> **WRITTEN EXERCISE**:
Starting at the line containing "Recreate this image" and ending at the line containing "-1.21, -1.44, -1.61, -1.72]", reproduce each line exactly as written, with both end lines included and all pictures omitted.

> **DATASET ROWS**:
........

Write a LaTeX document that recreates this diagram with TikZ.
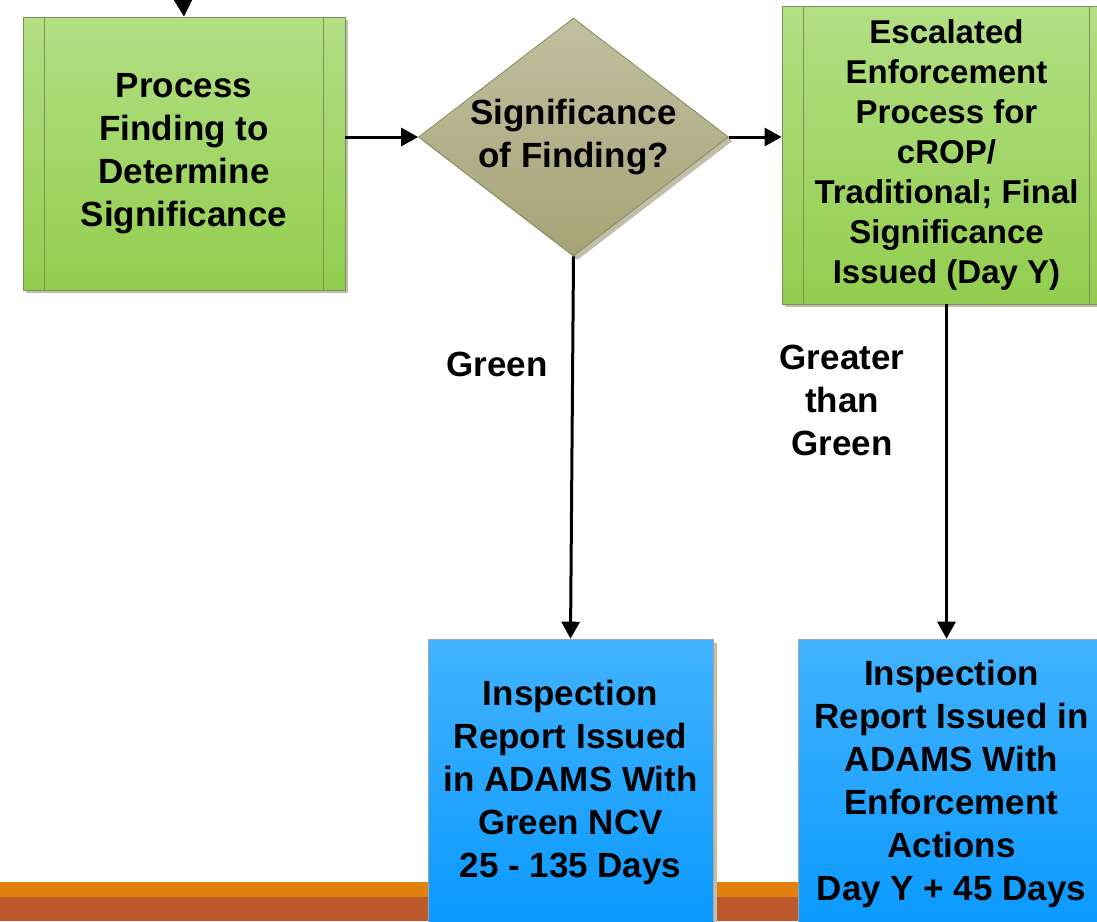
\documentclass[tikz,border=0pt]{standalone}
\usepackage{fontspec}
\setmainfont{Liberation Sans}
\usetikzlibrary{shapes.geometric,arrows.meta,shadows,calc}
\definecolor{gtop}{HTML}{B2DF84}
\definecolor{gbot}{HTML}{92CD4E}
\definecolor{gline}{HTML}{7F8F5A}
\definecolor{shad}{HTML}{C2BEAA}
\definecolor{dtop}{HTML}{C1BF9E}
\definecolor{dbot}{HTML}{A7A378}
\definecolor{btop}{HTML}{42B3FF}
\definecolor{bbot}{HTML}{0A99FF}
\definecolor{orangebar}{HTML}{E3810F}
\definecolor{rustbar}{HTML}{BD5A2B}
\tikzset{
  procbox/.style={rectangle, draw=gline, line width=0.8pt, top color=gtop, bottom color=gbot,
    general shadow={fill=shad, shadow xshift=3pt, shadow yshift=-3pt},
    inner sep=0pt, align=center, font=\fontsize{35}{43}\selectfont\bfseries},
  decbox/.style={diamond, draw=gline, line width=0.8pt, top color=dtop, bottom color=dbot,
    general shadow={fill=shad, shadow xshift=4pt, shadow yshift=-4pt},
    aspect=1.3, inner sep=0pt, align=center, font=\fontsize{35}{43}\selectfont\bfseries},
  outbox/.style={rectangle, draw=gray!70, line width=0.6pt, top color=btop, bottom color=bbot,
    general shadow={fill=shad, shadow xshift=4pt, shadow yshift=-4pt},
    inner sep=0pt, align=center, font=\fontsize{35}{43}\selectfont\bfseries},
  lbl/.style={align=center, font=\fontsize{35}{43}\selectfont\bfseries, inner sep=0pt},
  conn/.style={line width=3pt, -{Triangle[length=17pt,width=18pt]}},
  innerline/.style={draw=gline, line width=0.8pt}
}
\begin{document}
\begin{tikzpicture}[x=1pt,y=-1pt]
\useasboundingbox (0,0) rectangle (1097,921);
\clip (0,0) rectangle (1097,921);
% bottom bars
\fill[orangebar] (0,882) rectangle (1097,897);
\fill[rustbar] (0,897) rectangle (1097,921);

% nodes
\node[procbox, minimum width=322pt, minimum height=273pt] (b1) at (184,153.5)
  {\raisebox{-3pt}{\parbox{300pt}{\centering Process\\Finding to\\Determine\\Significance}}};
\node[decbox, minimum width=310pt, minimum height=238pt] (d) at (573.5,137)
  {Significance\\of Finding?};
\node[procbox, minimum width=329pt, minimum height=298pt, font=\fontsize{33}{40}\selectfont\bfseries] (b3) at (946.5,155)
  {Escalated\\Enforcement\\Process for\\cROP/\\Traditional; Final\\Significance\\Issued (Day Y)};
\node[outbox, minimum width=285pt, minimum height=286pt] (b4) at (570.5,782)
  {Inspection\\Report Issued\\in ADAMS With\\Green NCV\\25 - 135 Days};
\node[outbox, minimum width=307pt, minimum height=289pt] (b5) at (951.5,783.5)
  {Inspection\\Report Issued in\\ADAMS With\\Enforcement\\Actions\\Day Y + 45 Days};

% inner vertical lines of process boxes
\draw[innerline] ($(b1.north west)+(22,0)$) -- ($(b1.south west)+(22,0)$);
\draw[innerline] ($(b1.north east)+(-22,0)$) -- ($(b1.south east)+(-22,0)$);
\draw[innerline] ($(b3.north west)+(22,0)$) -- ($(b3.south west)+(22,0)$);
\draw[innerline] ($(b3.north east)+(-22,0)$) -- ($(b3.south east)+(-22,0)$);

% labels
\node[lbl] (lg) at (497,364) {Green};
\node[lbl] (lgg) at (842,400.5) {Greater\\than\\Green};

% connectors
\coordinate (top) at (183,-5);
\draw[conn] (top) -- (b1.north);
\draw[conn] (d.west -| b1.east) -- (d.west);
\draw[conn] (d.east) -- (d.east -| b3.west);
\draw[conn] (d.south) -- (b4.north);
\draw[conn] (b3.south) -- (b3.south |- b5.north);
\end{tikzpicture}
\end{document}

........

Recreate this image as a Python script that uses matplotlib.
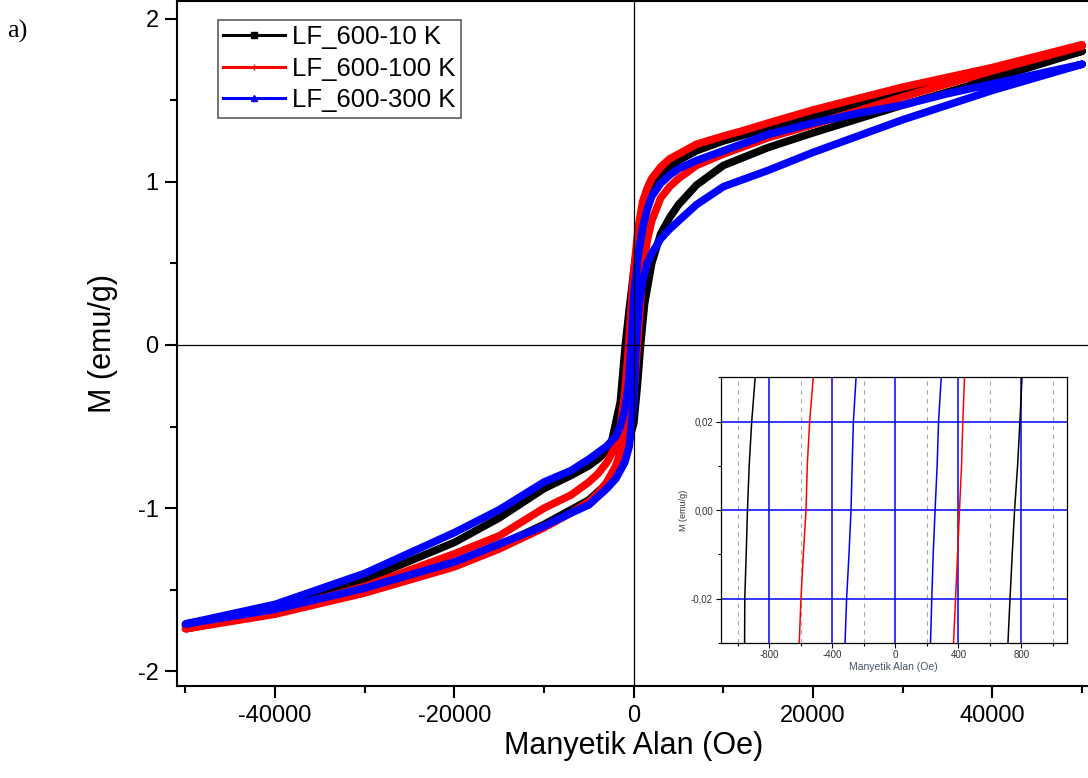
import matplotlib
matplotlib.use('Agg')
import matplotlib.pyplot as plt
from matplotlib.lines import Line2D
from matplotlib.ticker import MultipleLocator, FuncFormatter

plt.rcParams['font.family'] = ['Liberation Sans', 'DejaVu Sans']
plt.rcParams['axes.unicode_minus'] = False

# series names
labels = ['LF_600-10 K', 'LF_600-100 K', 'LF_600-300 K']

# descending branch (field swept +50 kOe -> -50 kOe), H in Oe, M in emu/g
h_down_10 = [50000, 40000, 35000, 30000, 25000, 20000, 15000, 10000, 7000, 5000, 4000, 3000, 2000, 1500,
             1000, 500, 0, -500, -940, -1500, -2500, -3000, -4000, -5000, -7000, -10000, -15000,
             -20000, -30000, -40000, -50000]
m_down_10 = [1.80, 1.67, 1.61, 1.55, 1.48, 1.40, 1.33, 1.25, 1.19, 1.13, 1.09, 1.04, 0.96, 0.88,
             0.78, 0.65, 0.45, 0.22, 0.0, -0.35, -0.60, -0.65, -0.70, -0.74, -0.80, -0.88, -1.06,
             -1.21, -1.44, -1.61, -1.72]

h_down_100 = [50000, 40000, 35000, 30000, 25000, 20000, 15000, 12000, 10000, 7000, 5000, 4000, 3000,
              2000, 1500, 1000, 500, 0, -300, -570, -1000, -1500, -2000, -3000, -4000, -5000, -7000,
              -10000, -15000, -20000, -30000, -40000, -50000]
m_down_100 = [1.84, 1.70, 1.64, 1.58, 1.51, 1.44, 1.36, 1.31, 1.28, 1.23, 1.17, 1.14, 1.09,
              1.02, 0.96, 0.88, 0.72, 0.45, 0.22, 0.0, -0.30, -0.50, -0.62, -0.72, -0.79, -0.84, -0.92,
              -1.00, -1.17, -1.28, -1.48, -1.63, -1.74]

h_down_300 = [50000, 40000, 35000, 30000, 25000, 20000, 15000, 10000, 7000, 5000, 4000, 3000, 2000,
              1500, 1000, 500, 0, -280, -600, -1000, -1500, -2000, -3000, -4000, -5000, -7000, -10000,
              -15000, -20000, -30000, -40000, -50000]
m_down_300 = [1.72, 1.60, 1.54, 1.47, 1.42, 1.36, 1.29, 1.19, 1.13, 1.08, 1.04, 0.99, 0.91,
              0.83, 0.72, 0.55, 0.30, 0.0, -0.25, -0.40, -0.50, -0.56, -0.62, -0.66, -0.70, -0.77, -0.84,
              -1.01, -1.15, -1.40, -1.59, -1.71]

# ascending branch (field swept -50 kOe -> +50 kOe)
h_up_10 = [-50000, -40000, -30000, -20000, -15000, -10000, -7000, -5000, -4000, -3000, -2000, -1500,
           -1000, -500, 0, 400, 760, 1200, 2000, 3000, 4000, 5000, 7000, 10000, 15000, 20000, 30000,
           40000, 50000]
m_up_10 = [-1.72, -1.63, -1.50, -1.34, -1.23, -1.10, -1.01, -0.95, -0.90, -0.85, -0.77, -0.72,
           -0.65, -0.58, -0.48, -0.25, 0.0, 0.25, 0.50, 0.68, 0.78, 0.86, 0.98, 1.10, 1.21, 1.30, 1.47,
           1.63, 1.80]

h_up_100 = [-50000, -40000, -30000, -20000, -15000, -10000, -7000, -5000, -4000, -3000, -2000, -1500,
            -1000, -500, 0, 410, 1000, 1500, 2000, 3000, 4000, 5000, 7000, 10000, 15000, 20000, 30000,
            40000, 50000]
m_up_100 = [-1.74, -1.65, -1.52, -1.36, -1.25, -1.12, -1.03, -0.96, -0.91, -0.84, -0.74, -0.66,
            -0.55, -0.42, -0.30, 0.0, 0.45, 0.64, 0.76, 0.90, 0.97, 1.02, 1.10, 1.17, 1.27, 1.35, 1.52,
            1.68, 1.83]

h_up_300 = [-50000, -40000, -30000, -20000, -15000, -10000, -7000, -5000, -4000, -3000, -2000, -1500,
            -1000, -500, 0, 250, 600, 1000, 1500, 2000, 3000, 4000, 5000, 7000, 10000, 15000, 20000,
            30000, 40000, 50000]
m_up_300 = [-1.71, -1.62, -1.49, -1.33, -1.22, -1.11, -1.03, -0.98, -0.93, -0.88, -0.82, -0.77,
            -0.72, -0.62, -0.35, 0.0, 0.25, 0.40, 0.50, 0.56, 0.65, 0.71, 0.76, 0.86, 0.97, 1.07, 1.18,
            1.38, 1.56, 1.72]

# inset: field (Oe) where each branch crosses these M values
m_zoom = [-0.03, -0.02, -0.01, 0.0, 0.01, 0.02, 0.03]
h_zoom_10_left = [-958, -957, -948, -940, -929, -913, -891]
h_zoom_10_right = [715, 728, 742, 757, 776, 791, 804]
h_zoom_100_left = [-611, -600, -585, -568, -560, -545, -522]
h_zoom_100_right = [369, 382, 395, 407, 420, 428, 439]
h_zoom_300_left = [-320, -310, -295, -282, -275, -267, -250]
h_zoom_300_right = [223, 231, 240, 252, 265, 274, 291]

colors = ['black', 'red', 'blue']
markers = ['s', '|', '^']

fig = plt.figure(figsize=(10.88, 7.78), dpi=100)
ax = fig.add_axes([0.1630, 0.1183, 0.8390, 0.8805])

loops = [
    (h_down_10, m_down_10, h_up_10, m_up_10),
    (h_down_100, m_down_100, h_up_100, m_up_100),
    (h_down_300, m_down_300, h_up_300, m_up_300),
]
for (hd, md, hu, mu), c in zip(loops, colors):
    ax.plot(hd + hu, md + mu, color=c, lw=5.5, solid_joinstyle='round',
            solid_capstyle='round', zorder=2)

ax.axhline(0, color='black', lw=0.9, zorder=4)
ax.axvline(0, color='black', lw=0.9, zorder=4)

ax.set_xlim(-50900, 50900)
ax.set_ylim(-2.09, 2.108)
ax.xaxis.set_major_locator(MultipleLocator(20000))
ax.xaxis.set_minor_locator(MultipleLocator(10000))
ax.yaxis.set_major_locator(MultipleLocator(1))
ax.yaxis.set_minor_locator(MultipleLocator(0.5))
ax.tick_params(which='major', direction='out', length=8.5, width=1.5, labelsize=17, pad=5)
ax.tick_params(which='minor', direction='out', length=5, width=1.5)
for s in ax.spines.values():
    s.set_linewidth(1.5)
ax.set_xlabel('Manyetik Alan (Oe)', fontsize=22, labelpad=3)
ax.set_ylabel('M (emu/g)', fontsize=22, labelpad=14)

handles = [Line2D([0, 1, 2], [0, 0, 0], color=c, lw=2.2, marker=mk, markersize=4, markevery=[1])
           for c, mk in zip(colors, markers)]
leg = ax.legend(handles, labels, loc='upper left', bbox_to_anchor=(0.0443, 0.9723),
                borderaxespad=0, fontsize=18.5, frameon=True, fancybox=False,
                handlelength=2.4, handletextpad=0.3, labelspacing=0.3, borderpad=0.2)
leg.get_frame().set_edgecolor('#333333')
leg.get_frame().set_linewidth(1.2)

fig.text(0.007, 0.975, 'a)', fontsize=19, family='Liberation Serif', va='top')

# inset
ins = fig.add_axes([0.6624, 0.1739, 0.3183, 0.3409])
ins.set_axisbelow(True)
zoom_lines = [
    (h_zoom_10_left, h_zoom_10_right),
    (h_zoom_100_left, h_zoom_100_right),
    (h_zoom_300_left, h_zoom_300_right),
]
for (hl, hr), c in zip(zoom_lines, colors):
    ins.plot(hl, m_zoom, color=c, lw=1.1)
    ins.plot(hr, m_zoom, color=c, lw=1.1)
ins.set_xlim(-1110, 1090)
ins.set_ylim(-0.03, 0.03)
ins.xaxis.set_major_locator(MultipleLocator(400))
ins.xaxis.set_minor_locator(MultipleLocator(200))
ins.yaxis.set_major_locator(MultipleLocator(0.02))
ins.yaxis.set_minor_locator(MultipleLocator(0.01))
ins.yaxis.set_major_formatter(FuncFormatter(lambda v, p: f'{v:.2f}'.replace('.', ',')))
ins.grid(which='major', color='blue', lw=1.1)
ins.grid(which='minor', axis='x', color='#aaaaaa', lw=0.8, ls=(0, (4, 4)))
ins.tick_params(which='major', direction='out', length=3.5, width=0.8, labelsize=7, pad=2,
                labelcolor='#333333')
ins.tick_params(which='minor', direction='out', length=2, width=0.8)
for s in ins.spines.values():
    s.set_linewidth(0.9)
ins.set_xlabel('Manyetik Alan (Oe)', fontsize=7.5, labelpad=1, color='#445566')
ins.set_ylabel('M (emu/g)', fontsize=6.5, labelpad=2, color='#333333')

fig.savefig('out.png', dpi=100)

........

> **THE RESULT**:
Recreate this image as a Python script that uses matplotlib.
import matplotlib
matplotlib.use('Agg')
import matplotlib.pyplot as plt
from matplotlib.lines import Line2D
from matplotlib.ticker import MultipleLocator, FuncFormatter

plt.rcParams['font.family'] = ['Liberation Sans', 'DejaVu Sans']
plt.rcParams['axes.unicode_minus'] = False

# series names
labels = ['LF_600-10 K', 'LF_600-100 K', 'LF_600-300 K']

# descending branch (field swept +50 kOe -> -50 kOe), H in Oe, M in emu/g
h_down_10 = [50000, 40000, 35000, 30000, 25000, 20000, 15000, 10000, 7000, 5000, 4000, 3000, 2000, 1500,
             1000, 500, 0, -500, -940, -1500, -2500, -3000, -4000, -5000, -7000, -10000, -15000,
             -20000, -30000, -40000, -50000]
m_down_10 = [1.80, 1.67, 1.61, 1.55, 1.48, 1.40, 1.33, 1.25, 1.19, 1.13, 1.09, 1.04, 0.96, 0.88,
             0.78, 0.65, 0.45, 0.22, 0.0, -0.35, -0.60, -0.65, -0.70, -0.74, -0.80, -0.88, -1.06,
             -1.21, -1.44, -1.61, -1.72]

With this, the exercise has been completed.